-------- COLLECTED MATERIAL --------
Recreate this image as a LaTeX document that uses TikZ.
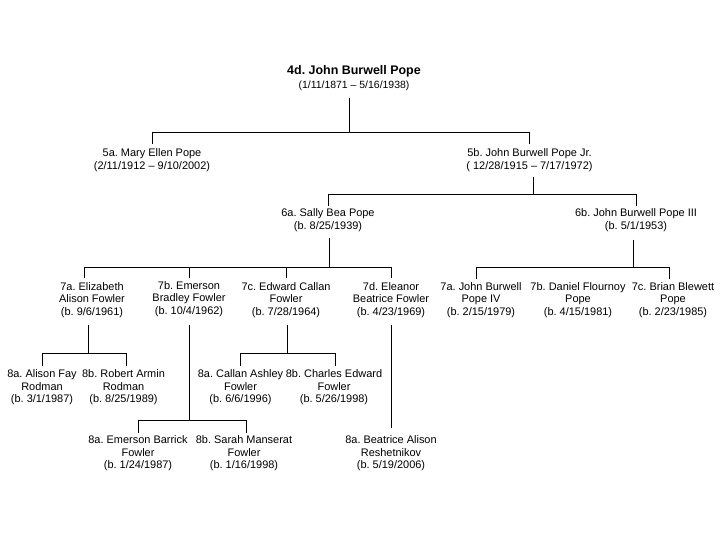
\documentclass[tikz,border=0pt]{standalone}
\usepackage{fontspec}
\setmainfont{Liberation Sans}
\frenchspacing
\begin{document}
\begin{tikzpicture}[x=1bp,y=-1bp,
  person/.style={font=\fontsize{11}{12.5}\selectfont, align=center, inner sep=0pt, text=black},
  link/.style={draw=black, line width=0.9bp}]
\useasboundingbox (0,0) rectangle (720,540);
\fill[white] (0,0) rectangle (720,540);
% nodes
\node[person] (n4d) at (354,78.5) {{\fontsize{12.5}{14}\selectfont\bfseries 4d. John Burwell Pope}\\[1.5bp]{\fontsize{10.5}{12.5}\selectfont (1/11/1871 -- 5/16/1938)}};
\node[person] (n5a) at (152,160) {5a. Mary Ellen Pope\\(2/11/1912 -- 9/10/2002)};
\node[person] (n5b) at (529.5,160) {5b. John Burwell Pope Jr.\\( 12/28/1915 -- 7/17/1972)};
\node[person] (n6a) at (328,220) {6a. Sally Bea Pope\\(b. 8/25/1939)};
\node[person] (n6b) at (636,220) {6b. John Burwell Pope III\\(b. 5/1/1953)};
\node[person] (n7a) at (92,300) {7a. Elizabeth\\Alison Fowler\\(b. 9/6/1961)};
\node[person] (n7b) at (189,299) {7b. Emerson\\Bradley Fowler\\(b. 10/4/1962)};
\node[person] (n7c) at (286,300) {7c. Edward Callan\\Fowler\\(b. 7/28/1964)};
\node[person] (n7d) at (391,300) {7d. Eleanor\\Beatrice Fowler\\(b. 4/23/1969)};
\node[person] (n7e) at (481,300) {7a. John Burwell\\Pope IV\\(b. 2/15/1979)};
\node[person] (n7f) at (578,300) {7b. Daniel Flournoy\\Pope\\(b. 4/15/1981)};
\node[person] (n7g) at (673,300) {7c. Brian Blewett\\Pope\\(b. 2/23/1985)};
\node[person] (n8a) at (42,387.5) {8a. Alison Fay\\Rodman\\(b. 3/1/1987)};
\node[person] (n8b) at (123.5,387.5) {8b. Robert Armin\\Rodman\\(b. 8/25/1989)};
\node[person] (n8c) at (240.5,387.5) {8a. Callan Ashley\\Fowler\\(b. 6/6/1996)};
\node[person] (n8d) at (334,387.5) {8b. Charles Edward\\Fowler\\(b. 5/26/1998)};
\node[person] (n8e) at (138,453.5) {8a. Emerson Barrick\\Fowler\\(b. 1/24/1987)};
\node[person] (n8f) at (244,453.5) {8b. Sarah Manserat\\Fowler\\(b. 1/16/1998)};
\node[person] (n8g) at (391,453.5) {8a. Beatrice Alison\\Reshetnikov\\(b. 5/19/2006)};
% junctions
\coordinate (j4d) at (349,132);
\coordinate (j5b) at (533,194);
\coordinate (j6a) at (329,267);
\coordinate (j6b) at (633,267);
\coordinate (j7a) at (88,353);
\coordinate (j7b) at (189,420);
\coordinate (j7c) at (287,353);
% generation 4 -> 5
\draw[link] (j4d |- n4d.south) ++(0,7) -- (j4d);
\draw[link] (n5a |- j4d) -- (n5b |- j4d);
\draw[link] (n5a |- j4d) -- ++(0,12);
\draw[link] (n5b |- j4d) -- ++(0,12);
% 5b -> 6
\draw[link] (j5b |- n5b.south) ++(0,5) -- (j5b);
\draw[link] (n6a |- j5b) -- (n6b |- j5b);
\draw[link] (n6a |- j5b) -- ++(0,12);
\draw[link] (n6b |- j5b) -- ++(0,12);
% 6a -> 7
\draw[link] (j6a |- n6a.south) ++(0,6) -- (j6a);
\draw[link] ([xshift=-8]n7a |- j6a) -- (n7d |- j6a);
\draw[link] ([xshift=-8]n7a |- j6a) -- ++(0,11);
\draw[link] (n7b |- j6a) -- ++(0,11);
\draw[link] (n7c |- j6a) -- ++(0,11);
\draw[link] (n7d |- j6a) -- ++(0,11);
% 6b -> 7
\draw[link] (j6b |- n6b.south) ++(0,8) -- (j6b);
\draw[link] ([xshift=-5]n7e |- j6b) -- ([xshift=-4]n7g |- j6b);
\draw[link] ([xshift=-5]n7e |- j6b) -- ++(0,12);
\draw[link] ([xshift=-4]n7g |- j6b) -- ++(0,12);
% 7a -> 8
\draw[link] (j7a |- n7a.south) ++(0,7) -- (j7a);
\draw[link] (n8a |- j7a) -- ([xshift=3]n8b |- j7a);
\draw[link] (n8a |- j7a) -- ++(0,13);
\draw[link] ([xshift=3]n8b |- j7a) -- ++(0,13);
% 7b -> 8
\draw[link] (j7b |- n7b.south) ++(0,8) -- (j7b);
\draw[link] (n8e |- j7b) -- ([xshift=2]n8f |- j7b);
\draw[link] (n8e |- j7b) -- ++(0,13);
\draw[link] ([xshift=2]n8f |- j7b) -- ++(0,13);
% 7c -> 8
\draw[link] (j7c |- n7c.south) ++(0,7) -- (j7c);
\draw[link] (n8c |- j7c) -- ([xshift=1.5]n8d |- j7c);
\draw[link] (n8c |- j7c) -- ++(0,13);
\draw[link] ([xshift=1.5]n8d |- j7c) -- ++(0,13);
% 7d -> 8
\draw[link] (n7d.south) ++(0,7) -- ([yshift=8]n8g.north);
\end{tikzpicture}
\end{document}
--------
_GOAL OF THE EXERCISE:_ The material above must be printed exactly, with its pictures left out.

_TASK OUTPUT:_
Recreate this image as a LaTeX document that uses TikZ.
\documentclass[tikz,border=0pt]{standalone}
\usepackage{fontspec}
\setmainfont{Liberation Sans}
\frenchspacing
\begin{document}
\begin{tikzpicture}[x=1bp,y=-1bp,
  person/.style={font=\fontsize{11}{12.5}\selectfont, align=center, inner sep=0pt, text=black},
  link/.style={draw=black, line width=0.9bp}]
\useasboundingbox (0,0) rectangle (720,540);
\fill[white] (0,0) rectangle (720,540);
% nodes
\node[person] (n4d) at (354,78.5) {{\fontsize{12.5}{14}\selectfont\bfseries 4d. John Burwell Pope}\\[1.5bp]{\fontsize{10.5}{12.5}\selectfont (1/11/1871 -- 5/16/1938)}};
\node[person] (n5a) at (152,160) {5a. Mary Ellen Pope\\(2/11/1912 -- 9/10/2002)};
\node[person] (n5b) at (529.5,160) {5b. John Burwell Pope Jr.\\( 12/28/1915 -- 7/17/1972)};
\node[person] (n6a) at (328,220) {6a. Sally Bea Pope\\(b. 8/25/1939)};
\node[person] (n6b) at (636,220) {6b. John Burwell Pope III\\(b. 5/1/1953)};
\node[person] (n7a) at (92,300) {7a. Elizabeth\\Alison Fowler\\(b. 9/6/1961)};
\node[person] (n7b) at (189,299) {7b. Emerson\\Bradley Fowler\\(b. 10/4/1962)};
\node[person] (n7c) at (286,300) {7c. Edward Callan\\Fowler\\(b. 7/28/1964)};
\node[person] (n7d) at (391,300) {7d. Eleanor\\Beatrice Fowler\\(b. 4/23/1969)};
\node[person] (n7e) at (481,300) {7a. John Burwell\\Pope IV\\(b. 2/15/1979)};
\node[person] (n7f) at (578,300) {7b. Daniel Flournoy\\Pope\\(b. 4/15/1981)};
\node[person] (n7g) at (673,300) {7c. Brian Blewett\\Pope\\(b. 2/23/1985)};
\node[person] (n8a) at (42,387.5) {8a. Alison Fay\\Rodman\\(b. 3/1/1987)};
\node[person] (n8b) at (123.5,387.5) {8b. Robert Armin\\Rodman\\(b. 8/25/1989)};
\node[person] (n8c) at (240.5,387.5) {8a. Callan Ashley\\Fowler\\(b. 6/6/1996)};
\node[person] (n8d) at (334,387.5) {8b. Charles Edward\\Fowler\\(b. 5/26/1998)};
\node[person] (n8e) at (138,453.5) {8a. Emerson Barrick\\Fowler\\(b. 1/24/1987)};
\node[person] (n8f) at (244,453.5) {8b. Sarah Manserat\\Fowler\\(b. 1/16/1998)};
\node[person] (n8g) at (391,453.5) {8a. Beatrice Alison\\Reshetnikov\\(b. 5/19/2006)};
% junctions
\coordinate (j4d) at (349,132);
\coordinate (j5b) at (533,194);
\coordinate (j6a) at (329,267);
\coordinate (j6b) at (633,267);
\coordinate (j7a) at (88,353);
\coordinate (j7b) at (189,420);
\coordinate (j7c) at (287,353);
% generation 4 -> 5
\draw[link] (j4d |- n4d.south) ++(0,7) -- (j4d);
\draw[link] (n5a |- j4d) -- (n5b |- j4d);
\draw[link] (n5a |- j4d) -- ++(0,12);
\draw[link] (n5b |- j4d) -- ++(0,12);
% 5b -> 6
\draw[link] (j5b |- n5b.south) ++(0,5) -- (j5b);
\draw[link] (n6a |- j5b) -- (n6b |- j5b);
\draw[link] (n6a |- j5b) -- ++(0,12);
\draw[link] (n6b |- j5b) -- ++(0,12);
% 6a -> 7
\draw[link] (j6a |- n6a.south) ++(0,6) -- (j6a);
\draw[link] ([xshift=-8]n7a |- j6a) -- (n7d |- j6a);
\draw[link] ([xshift=-8]n7a |- j6a) -- ++(0,11);
\draw[link] (n7b |- j6a) -- ++(0,11);
\draw[link] (n7c |- j6a) -- ++(0,11);
\draw[link] (n7d |- j6a) -- ++(0,11);
% 6b -> 7
\draw[link] (j6b |- n6b.south) ++(0,8) -- (j6b);
\draw[link] ([xshift=-5]n7e |- j6b) -- ([xshift=-4]n7g |- j6b);
\draw[link] ([xshift=-5]n7e |- j6b) -- ++(0,12);
\draw[link] ([xshift=-4]n7g |- j6b) -- ++(0,12);
% 7a -> 8
\draw[link] (j7a |- n7a.south) ++(0,7) -- (j7a);
\draw[link] (n8a |- j7a) -- ([xshift=3]n8b |- j7a);
\draw[link] (n8a |- j7a) -- ++(0,13);
\draw[link] ([xshift=3]n8b |- j7a) -- ++(0,13);
% 7b -> 8
\draw[link] (j7b |- n7b.south) ++(0,8) -- (j7b);
\draw[link] (n8e |- j7b) -- ([xshift=2]n8f |- j7b);
\draw[link] (n8e |- j7b) -- ++(0,13);
\draw[link] ([xshift=2]n8f |- j7b) -- ++(0,13);
% 7c -> 8
\draw[link] (j7c |- n7c.south) ++(0,7) -- (j7c);
\draw[link] (n8c |- j7c) -- ([xshift=1.5]n8d |- j7c);
\draw[link] (n8c |- j7c) -- ++(0,13);
\draw[link] ([xshift=1.5]n8d |- j7c) -- ++(0,13);
% 7d -> 8
\draw[link] (n7d.south) ++(0,7) -- ([yshift=8]n8g.north);
\end{tikzpicture}
\end{document}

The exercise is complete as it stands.